◆ **WHAT YOU ARE ASKED TO DO**
Of the material below, the lines to be retyped are those from the line containing "Rebuild this chart" through the line containing "89, 142, 89];", inclusive; reproduce them exactly.

— start DATA —

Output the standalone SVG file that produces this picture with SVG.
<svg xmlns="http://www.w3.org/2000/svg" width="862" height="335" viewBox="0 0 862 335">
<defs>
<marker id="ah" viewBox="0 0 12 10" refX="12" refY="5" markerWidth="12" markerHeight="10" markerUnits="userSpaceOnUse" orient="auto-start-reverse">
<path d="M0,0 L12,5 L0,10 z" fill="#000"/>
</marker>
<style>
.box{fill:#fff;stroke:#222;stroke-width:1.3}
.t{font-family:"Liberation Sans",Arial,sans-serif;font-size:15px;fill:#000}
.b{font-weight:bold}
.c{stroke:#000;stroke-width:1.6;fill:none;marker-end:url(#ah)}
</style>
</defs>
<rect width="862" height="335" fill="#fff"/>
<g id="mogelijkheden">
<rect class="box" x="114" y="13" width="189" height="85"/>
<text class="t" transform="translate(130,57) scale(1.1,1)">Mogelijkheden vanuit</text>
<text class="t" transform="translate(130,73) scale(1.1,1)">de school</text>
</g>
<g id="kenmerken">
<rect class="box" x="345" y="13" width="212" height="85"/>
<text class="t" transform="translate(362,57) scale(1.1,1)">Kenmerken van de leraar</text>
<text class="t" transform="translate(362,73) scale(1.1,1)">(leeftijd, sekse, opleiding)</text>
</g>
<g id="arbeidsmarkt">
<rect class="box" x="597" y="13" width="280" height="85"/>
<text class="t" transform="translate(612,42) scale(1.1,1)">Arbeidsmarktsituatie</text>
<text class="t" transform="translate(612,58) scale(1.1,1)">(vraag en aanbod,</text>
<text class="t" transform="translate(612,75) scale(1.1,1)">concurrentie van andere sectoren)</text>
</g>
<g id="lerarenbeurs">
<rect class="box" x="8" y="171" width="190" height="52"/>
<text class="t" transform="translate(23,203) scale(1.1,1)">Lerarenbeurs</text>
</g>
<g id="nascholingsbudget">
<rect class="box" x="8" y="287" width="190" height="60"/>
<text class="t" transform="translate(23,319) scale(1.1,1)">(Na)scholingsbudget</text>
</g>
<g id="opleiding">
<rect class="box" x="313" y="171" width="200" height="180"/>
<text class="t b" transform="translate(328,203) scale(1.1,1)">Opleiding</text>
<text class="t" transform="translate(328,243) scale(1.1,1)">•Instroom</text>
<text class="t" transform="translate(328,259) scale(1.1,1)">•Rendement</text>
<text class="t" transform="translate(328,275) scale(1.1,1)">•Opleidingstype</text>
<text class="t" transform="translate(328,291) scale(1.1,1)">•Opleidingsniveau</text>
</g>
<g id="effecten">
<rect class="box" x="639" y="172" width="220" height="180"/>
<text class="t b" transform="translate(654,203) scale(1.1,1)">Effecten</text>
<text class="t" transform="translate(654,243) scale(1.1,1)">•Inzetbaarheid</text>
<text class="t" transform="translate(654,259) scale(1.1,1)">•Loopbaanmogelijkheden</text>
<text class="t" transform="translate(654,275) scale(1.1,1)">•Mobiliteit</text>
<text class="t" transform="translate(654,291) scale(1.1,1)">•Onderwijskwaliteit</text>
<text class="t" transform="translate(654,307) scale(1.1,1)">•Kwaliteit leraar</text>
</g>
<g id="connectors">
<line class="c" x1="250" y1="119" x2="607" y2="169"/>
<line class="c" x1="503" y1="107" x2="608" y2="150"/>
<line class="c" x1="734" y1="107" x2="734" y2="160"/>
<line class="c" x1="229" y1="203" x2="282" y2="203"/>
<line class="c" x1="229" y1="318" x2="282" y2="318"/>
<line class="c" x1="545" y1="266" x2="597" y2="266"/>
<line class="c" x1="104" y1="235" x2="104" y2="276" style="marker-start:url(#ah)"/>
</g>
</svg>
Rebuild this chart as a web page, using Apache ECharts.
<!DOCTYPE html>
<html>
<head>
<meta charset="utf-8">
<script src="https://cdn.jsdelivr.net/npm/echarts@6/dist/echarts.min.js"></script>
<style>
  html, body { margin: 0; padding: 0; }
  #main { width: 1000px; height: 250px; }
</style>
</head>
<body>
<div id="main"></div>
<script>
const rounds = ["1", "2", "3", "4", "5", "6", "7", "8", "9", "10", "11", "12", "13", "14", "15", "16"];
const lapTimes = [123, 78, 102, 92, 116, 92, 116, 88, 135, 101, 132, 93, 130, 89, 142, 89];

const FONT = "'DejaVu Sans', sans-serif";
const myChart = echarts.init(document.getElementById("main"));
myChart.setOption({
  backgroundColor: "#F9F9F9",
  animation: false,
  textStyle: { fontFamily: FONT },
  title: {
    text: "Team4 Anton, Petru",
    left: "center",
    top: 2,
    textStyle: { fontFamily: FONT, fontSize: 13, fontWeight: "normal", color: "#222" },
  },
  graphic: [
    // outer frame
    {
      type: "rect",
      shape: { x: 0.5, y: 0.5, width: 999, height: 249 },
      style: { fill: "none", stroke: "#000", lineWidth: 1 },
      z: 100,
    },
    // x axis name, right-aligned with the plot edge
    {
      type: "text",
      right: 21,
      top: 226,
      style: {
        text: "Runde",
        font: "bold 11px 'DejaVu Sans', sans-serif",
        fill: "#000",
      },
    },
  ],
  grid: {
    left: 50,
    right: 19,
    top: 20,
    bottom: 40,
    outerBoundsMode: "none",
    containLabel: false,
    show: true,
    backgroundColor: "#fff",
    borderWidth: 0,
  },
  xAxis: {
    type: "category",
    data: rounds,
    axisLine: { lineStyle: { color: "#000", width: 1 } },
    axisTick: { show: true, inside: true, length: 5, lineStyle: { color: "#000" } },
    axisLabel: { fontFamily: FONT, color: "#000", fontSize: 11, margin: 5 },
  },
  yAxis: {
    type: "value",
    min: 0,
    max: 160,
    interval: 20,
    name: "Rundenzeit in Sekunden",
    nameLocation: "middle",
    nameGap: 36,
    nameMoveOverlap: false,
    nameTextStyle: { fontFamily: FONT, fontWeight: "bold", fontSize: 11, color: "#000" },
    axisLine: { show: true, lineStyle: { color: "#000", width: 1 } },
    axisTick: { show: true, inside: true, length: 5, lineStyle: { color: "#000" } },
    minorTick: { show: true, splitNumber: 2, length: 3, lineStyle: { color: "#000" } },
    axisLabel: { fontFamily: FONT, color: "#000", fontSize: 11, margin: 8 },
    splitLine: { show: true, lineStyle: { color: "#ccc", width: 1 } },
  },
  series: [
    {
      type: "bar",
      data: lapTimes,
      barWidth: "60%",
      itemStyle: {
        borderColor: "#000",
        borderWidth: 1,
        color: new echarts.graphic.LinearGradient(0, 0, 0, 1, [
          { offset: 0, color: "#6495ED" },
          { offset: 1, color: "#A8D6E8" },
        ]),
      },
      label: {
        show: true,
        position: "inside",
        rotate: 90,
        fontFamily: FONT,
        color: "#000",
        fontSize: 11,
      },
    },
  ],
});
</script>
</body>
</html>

— end DATA —

◆ **REPLY**
Rebuild this chart as a web page, using Apache ECharts.
<!DOCTYPE html>
<html>
<head>
<meta charset="utf-8">
<script src="https://cdn.jsdelivr.net/npm/echarts@6/dist/echarts.min.js"></script>
<style>
  html, body { margin: 0; padding: 0; }
  #main { width: 1000px; height: 250px; }
</style>
</head>
<body>
<div id="main"></div>
<script>
const rounds = ["1", "2", "3", "4", "5", "6", "7", "8", "9", "10", "11", "12", "13", "14", "15", "16"];
const lapTimes = [123, 78, 102, 92, 116, 92, 116, 88, 135, 101, 132, 93, 130, 89, 142, 89];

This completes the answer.